Data shown –

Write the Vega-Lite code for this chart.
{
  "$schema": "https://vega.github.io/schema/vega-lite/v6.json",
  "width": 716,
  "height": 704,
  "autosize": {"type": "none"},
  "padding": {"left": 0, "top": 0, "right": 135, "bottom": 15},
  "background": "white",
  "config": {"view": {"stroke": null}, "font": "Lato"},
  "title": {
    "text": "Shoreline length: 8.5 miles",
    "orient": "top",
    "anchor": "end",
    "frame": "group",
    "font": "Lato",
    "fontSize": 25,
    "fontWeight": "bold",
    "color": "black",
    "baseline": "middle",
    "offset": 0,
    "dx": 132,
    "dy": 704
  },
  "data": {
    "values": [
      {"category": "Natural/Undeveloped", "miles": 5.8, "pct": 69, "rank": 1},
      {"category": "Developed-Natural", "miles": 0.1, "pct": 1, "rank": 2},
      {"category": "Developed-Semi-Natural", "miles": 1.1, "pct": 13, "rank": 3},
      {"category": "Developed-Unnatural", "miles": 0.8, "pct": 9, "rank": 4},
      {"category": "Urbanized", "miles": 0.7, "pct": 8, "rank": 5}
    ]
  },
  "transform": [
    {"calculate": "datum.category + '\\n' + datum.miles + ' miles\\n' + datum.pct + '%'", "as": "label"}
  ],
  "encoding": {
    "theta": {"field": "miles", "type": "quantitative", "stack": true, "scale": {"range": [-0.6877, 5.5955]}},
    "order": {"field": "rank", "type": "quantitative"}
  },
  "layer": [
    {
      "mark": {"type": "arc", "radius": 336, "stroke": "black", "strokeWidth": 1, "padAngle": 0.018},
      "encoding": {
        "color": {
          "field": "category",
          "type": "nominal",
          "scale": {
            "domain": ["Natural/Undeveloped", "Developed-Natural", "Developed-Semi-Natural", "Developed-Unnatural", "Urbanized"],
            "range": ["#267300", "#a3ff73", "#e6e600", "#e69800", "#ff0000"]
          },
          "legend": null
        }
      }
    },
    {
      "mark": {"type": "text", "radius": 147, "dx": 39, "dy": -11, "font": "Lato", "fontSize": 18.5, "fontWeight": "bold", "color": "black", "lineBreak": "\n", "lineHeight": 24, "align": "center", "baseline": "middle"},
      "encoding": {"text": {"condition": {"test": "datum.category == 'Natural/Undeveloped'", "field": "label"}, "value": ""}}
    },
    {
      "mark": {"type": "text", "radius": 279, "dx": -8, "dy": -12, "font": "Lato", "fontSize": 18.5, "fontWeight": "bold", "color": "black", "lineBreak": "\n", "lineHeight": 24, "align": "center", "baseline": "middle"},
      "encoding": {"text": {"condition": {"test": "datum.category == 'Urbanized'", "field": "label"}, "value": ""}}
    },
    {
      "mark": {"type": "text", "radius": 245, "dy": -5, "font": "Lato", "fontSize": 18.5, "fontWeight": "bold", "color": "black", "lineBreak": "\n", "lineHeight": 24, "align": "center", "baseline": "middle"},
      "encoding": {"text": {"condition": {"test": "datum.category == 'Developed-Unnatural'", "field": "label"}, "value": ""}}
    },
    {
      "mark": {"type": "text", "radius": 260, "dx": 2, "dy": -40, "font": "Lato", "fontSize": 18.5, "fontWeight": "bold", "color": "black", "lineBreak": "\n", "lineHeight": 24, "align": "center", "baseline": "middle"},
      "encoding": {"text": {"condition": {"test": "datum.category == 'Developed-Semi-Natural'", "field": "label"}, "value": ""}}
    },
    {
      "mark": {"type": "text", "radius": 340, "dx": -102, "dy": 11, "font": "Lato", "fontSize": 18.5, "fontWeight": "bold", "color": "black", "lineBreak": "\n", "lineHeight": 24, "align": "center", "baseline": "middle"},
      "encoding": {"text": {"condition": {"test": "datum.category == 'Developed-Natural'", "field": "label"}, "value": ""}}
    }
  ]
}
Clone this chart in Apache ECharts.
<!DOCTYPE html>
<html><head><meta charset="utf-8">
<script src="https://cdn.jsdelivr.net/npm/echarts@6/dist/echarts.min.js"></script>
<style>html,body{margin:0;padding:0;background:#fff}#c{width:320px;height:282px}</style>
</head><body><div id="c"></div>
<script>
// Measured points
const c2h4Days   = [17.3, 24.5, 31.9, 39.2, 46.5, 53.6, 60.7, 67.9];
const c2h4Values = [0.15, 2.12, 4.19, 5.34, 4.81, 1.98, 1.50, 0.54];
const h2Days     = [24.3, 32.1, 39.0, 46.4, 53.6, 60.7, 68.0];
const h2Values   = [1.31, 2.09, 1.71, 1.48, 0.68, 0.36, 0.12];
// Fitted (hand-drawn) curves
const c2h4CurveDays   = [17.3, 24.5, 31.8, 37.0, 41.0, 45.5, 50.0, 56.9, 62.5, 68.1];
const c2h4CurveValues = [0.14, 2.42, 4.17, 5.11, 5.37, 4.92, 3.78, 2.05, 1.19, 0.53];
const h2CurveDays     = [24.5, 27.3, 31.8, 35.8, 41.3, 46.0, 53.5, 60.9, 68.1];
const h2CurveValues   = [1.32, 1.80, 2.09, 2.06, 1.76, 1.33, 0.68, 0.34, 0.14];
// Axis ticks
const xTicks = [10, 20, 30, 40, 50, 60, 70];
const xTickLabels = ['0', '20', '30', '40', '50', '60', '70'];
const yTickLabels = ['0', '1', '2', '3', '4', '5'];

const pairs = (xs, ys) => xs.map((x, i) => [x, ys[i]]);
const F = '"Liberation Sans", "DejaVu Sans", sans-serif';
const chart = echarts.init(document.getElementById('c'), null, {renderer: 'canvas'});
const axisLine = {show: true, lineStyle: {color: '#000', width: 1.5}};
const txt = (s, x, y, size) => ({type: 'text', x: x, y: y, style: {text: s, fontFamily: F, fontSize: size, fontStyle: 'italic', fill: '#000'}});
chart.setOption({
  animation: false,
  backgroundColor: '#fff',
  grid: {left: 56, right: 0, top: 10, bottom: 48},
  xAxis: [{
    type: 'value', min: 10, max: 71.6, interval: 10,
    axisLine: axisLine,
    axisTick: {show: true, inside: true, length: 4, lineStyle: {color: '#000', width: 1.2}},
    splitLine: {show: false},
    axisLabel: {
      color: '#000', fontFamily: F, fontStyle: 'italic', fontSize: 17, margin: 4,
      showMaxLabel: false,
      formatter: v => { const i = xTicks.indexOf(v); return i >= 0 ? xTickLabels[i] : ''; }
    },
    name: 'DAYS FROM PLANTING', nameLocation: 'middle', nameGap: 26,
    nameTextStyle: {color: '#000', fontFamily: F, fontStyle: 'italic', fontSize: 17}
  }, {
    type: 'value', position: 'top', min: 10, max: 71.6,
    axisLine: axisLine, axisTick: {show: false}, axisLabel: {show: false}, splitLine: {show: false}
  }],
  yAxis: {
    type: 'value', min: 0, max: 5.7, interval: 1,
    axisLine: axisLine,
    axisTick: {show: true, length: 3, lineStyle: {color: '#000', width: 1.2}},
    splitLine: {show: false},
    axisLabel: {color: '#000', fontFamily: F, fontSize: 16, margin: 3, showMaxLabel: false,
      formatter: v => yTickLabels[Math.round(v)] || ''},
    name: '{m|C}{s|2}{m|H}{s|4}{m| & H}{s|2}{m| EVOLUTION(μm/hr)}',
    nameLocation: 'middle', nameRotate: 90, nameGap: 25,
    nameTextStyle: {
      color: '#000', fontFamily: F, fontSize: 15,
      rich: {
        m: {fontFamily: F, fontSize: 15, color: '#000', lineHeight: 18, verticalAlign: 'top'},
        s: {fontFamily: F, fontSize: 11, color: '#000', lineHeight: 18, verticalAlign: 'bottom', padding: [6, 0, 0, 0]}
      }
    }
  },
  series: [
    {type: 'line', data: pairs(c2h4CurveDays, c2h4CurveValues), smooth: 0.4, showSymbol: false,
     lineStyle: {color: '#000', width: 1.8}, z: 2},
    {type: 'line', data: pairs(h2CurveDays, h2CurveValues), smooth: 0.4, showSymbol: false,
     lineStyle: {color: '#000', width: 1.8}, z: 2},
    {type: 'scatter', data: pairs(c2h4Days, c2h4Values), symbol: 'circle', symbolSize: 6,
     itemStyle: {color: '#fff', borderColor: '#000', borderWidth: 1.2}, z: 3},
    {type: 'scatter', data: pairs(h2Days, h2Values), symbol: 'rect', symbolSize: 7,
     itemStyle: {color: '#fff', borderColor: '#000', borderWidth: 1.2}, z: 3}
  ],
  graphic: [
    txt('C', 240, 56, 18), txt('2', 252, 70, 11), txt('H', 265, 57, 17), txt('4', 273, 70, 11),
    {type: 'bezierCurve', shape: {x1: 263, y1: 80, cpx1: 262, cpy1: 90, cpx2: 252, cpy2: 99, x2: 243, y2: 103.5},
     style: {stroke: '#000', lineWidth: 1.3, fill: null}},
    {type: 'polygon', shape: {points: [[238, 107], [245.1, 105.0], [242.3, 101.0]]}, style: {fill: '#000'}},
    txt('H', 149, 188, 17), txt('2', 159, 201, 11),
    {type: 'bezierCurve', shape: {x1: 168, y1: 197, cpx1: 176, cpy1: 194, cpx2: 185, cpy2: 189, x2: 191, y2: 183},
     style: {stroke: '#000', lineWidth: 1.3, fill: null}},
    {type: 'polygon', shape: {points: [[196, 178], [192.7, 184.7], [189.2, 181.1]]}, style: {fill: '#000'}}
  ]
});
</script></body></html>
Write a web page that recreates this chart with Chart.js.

Problem requirements – Go through the material above and output exactly the lines from the one containing "Clone this chart in Apache ECharts." through the one containing "const yTickLabels = ['0', '1', '2', '3', '4', '5'];".

Response below –
Clone this chart in Apache ECharts.
<!DOCTYPE html>
<html><head><meta charset="utf-8">
<script src="https://cdn.jsdelivr.net/npm/echarts@6/dist/echarts.min.js"></script>
<style>html,body{margin:0;padding:0;background:#fff}#c{width:320px;height:282px}</style>
</head><body><div id="c"></div>
<script>
// Measured points
const c2h4Days   = [17.3, 24.5, 31.9, 39.2, 46.5, 53.6, 60.7, 67.9];
const c2h4Values = [0.15, 2.12, 4.19, 5.34, 4.81, 1.98, 1.50, 0.54];
const h2Days     = [24.3, 32.1, 39.0, 46.4, 53.6, 60.7, 68.0];
const h2Values   = [1.31, 2.09, 1.71, 1.48, 0.68, 0.36, 0.12];
// Fitted (hand-drawn) curves
const c2h4CurveDays   = [17.3, 24.5, 31.8, 37.0, 41.0, 45.5, 50.0, 56.9, 62.5, 68.1];
const c2h4CurveValues = [0.14, 2.42, 4.17, 5.11, 5.37, 4.92, 3.78, 2.05, 1.19, 0.53];
const h2CurveDays     = [24.5, 27.3, 31.8, 35.8, 41.3, 46.0, 53.5, 60.9, 68.1];
const h2CurveValues   = [1.32, 1.80, 2.09, 2.06, 1.76, 1.33, 0.68, 0.34, 0.14];
// Axis ticks
const xTicks = [10, 20, 30, 40, 50, 60, 70];
const xTickLabels = ['0', '20', '30', '40', '50', '60', '70'];
const yTickLabels = ['0', '1', '2', '3', '4', '5'];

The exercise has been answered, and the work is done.